Writing dataset out to txt file
I'd like to take my dataset and output it to a pipe delimited txt file. I poked around and I'm thinking a Python recipe would be the best method. Has anyone successfully done this?
Operating system used: Windows
Best Answer
-
Miguel Angel Dataiker, Dataiku DSS Core Designer, Dataiku DSS ML Practitioner, Dataiku DSS Adv Designer, Registered Posts: 118 Dataiker
Hi,
One of the most commonly used dataset formats is CSV (comma-separated values). This is a text file, parseable by a text editor and with an extension '.csv'. You can control the separator in such files by goinginto the dataset's Settings > Preview and changing the separator (if the Type if the dataset is Separated values). Then rebuild the dataset.
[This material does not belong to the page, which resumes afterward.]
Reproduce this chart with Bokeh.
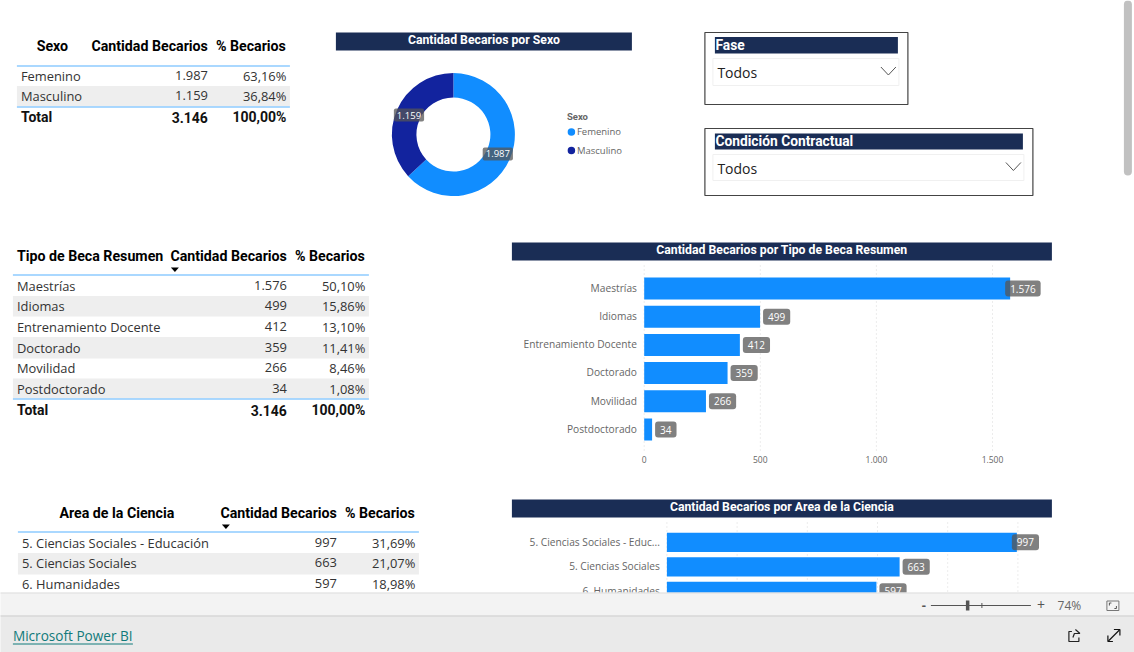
from bokeh.embed import file_html
from bokeh.resources import INLINE
from bokeh.plotting import figure
from bokeh.models import Range1d
from bokeh.core.properties import value
import math

# ---- data ----
sexo_cats = ["Femenino", "Masculino"]
sexo_vals = [1987, 1159]
sexo_pct = ["63,16%", "36,84%"]
sexo_lbl = ["1.987", "1.159"]

beca_cats = ["Maestrías", "Idiomas", "Entrenamiento Docente", "Doctorado", "Movilidad", "Postdoctorado"]
beca_vals = [1576, 499, 412, 359, 266, 34]
beca_pct = ["50,10%", "15,86%", "13,10%", "11,41%", "8,46%", "1,08%"]
beca_ticks = [0, 500, 1000, 1500]
beca_tick_labels = ["0", "500", "1.000", "1.500"]

area_cats = ["5. Ciencias Sociales - Educación", "5. Ciencias Sociales", "6. Humanidades"]
area_axis_cats = ["5. Ciencias Sociales - Educ...", "5. Ciencias Sociales", "6. Humanidades"]
area_vals = [997, 663, 597]
area_pct = ["31,69%", "21,07%", "18,98%"]
area_ticks = [0, 200, 400, 600, 800, 1000]

def miles(v):
    return f"{v:,}".replace(",", ".")

# ---- styles ----
W, H = 1134, 652
SHIFT = 0.6
BODY = value("Open Sans")
HEAD = value("Roboto")
NAVY = "#1a2d55"
BLUE = "#118DFF"
DARK = "#12239E"
LINE = "#8ecbff"
STRIPE = "#eeeeee"
TXT = "#333333"
AXT = "#666666"
FS = "12.9px"

p = figure(width=W, height=H, x_range=Range1d(SHIFT, W + SHIFT), y_range=Range1d(H, 0),
           output_backend="svg", toolbar_location=None, min_border=0,
           x_axis_location=None, y_axis_location=None, outline_line_color=None,
           background_fill_color="white", border_fill_color="white",
           styles={"position": "absolute", "left": "0px", "top": "0px"})
p.xgrid.visible = False
p.ygrid.visible = False


def scale_x(name, origin, px_per_unit):
    origin -= SHIFT
    p.extra_x_ranges[name] = Range1d(-origin / px_per_unit, (W - origin) / px_per_unit)


def scale_y(name, origin, px_per_row):
    p.extra_y_ranges[name] = Range1d((H - origin) / px_per_row, -origin / px_per_row)


def box(x0, x1, y0, y1, fill=None, line=None, width=1):
    p.quad(left=[x0], right=[x1], top=[y0], bottom=[y1], fill_color=fill,
           fill_alpha=1 if fill else 0, line_color=line, line_width=width)


def hline(x0, x1, y, color, width=1):
    p.segment(x0=[x0], x1=[x1], y0=[y], y1=[y], line_color=color, line_width=width)


def txt(x, y, s, size=FS, color=TXT, align="left", font=BODY, style="normal"):
    p.text(x=[x], y=[y], text=[s], text_font=font, text_font_size=size, text_color=color,
           text_align=align, text_baseline="middle", text_font_style=style)


def table(x0, x1, head_y, line_y, rows_y, stripe_ys, total_line, total_y, cats, vals, pcts,
          text_x, col1, col2, head0, head0_align, head0_x, total, total_pct, arrow_x=None):
    for a, b in stripe_ys:
        box(x0, x1, a, b, fill=STRIPE)
    txt(head0_x, head_y - 0.5, head0, "14.2px", "#000000", head0_align, HEAD, "bold")
    txt(col1, head_y - 0.5, "Cantidad Becarios", "14.2px", "#000000", "right", HEAD, "bold")
    txt(col2 - 1, head_y - 0.5, "% Becarios", "14.2px", "#000000", "right", HEAD, "bold")
    hline(x0, x1, line_y, LINE, 1.3)
    for y, c, v, pc in zip(rows_y, cats, vals, pcts):
        txt(text_x, y - 1, c)
        txt(col1, y - 1, miles(v), align="right")
        txt(col2 - 0.5, y - 1, pc, align="right")
    if total_line is not None:
        hline(x0, x1, total_line, LINE, 1.3)
        txt(text_x, total_y - 0.5, "Total", "14px", "#111111", font=HEAD, style="bold")
        txt(col1, total_y - 0.5, total, "14px", "#111111", "right", HEAD, "bold")
        txt(col2 - 0.5, total_y - 0.5, total_pct, "14px", "#111111", "right", HEAD, "bold")
    if arrow_x is not None:
        p.patch([arrow_x - 4, arrow_x + 4, arrow_x], [line_y - 7.5, line_y - 7.5, line_y - 3],
                fill_color="#000000", line_color=None)


# ---- tables ----
table(17, 290, 46, 65.5, [76, 96], [(85.5, 106)], 106.5, 117, sexo_cats, sexo_vals, sexo_pct,
      21, 208, 287, "Sexo", "center", 52.5, miles(sum(sexo_vals)), "100,00%")
table(13, 369, 256, 274.5, [286, 306, 327, 348, 368, 389], [(295.5, 316), (336.5, 358), (378, 398)],
      398.5, 410, beca_cats, beca_vals, beca_pct, 17, 287, 366, "Tipo de Beca Resumen", "left", 17,
      miles(sum(beca_vals)), "100,00%", arrow_x=175)
table(18, 419, 513, 531.5, [543, 563, 584], [(552.5, 574)], None, None, area_cats, area_vals, area_pct,
      22, 337, 416, "Area de la Ciencia", "center", 117, "", "", arrow_x=226)


# ---- title bars ----
def title_bar(x0, x1, y0, y1, s):
    box(x0, x1, y0, y1, fill=NAVY)
    txt((x0 + x1) / 2, (y0 + y1) / 2 - 1.5, s, "12.25px", "white", "center", HEAD, "bold")


title_bar(336, 632, 32, 50, "Cantidad Becarios por Sexo")
title_bar(512, 1052, 242, 260, "Cantidad Becarios por Tipo de Beca Resumen")
title_bar(512, 1052, 499, 517, "Cantidad Becarios por Area de la Ciencia")

# ---- donut ----
total = sum(sexo_vals)
angles = [math.pi / 2]
for v in sexo_vals:
    angles.append(angles[-1] - 2 * math.pi * v / total)
CX, CY = 453.5, 134
p.annular_wedge(x=[CX] * 2, y=[CY] * 2, inner_radius=37, outer_radius=61.5,
                inner_radius_units="screen", outer_radius_units="screen",
                start_angle=angles[:-1], end_angle=angles[1:], direction="clock",
                fill_color=[BLUE, DARK], line_color=None)
for a0, a1, s in zip(angles[:-1], angles[1:], sexo_lbl):
    a = (a0 + a1) / 2
    r = 48.5
    p.text(x=[CX + r * math.cos(a)], y=[CY - r * math.sin(a)], text=[s], text_font=BODY,
           text_font_size="9.5px", text_color="white", text_align="center", text_baseline="middle",
           background_fill_color="#555555", background_fill_alpha=0.75, border_radius=2,
           padding=(3, 3))

txt(567, 115.5, "Sexo", "9.5px", "#666666", font=HEAD, style="bold")
for yy, c, col in zip([131.5, 150], sexo_cats, [BLUE, DARK]):
    p.scatter([571.5], [yy], size=7.5, fill_color=col, line_color=None)
    txt(577, yy - 0.5, c, "9.5px", AXT)


# ---- bar charts ----
def bars(name, x0_px, px_per_unit, row0_px, row_step, bar_h, grid_top, grid_bot, ticks, cats, vals, lab_x):
    scale_x(name, x0_px, px_per_unit)
    scale_y(name, row0_px, row_step)
    rows = list(range(len(cats)))
    g0 = (grid_top - row0_px) / row_step
    g1 = (grid_bot - row0_px) / row_step
    p.segment(x0=ticks, x1=ticks, y0=[g0] * len(ticks), y1=[g1] * len(ticks),
              x_range_name=name, y_range_name=name, line_color="#d9d9d9",
              line_dash="1 3", line_width=1)
    p.text(x=[lab_x] * len(cats), y=[row0_px + i * row_step - 0.8 for i in rows], text=cats,
           text_font=BODY, text_font_size="10.2px", text_color=AXT, text_align="right",
           text_baseline="middle")
    p.hbar(y=rows, left=[0] * len(vals), right=vals, height=bar_h / row_step,
           x_range_name=name, y_range_name=name, fill_color=BLUE, line_color=None)
    p.text(x=vals, y=rows, text=[miles(v) for v in vals], x_range_name=name, y_range_name=name,
           x_offset=[-5 if v == max(vals) else 3 for v in vals], y_offset=0, text_font=BODY,
           text_font_size="10px", text_color="white", text_align="left", text_baseline="middle",
           background_fill_color="#555555", background_fill_alpha=0.75, border_radius=3,
           padding=(5, 4))


bars("beca", 644.3, 116.1 / 500, 288, 28.2, 22, 265, 452, beca_ticks, beca_cats, beca_vals, 637)
p.text(x=beca_ticks, y=[459] * 4, text=beca_tick_labels, x_range_name="beca", text_font=BODY,
       text_font_size="8.5px", text_color=AXT, text_align="center", text_baseline="middle")
bars("area", 667, 70.2 / 200, 541.8, 24.5, 19.3, 522, 600, area_ticks, area_axis_cats, area_vals, 660)

# ---- slicers ----
for x0, x1, y0, y1, by0, by1, dy0, dy1, s in [
        (705, 908, 32, 104, 36.5, 53, 58, 85, "Fase"),
        (705, 1033, 128, 195, 133, 149, 154, 180, "Condición Contractual")]:
    box(x0, x1, y0, y1, fill="white", line="#444444", width=1.2)
    box(715, x1 - 10, by0, by1, fill=NAVY)
    txt(715.5, (by0 + by1) / 2 - 0.5, s, "13.8px", "white", font=HEAD, style="bold")
    box(713, x1 - 9, dy0, dy1, fill="white", line="#f0f0f0")
    txt(717.5, (dy0 + dy1) / 2 + 0.5, "Todos", "14px", "#222222")
    cx = x1 - 19.5
    cy = (dy0 + dy1) / 2 - 1
    p.line([cx - 7.5, cx, cx + 7.5], [cy - 4, cy + 4, cy - 4], line_color="#555555", line_width=1)

# ---- scrollbar ----
p.line([1128, 1128], [4, 171], line_color="#c1c1c1", line_width=8, line_cap="round")

# ---- footer chrome ----
box(0, W + 2, 592, 616, fill="#f3f3f3")
hline(0, W + 2, 592.5, "#dedede")
box(0, W + 2, 616, H, fill="#eaeaea")
hline(0, W + 2, 615.5, "#c8c8c8")
txt(13, 635, "Microsoft Power BI", "13.6px", "#117a7a", font=BODY)
hline(13, 133, 643.5, "#117a7a")
txt(924, 605, "-", "13px", "#555555", "center", style="bold")
hline(931, 1031, 605, "#555555")
box(966, 969.5, 600, 610, fill="#555555")
p.segment(x0=[982], x1=[982], y0=[602.5], y1=[607.5], line_color="#555555")
txt(1041, 604.5, "+", "14px", "#555555", "center")
txt(1069.5, 605, "74%", "12px", "#666666", "center")
box(1107, 1119, 600.5, 610, line="#777777")
p.line([1109.5, 1109.5, 1111.5], [605, 602.5, 602.5], line_color="#555555")
p.line([1116.5, 1116.5, 1114.5], [605.5, 608, 608], line_color="#555555")
# share icon
p.line([1072, 1069, 1069, 1079, 1079], [631, 631, 641, 641, 637], line_color="#222222", line_width=1.2)
p.line([1073, 1074.5, 1080, 1075.5], [637, 633, 633, 629], line_color="#222222", line_width=1.2)
# expand icon
p.segment(x0=[1108.5], x1=[1119.5], y0=[640.5], y1=[629.5], line_color="#111111", line_width=1.2)
p.line([1108, 1108, 1113], [635, 641, 641], line_color="#111111", line_width=1.2)
p.line([1114, 1120, 1120], [629, 629, 635], line_color="#111111", line_width=1.2)

open("out.html", "w").write(file_html(p, INLINE))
Now if you want to extract a file specifically into a file with a '.txt' extension, you can use the pandas 'to_csv' method. For example:
import dataiku mydataset = dataiku.Dataset("customers") mydataset_df = mydataset.get_dataframe() mydataset_df.to_csv("/home/exampleuserhome/macpandas.txt", sep='|')
Answers
-
Thanks, how do I set up the filepath similar to where you're pointing it in the last line of code?
"/home/exampleuserhome/macpandas.txt"
-
Hi there - just wanted to follow-up on this one. Can you provide a little more background on how I set up the file path in the last row of Python code where I will write the .txt file to?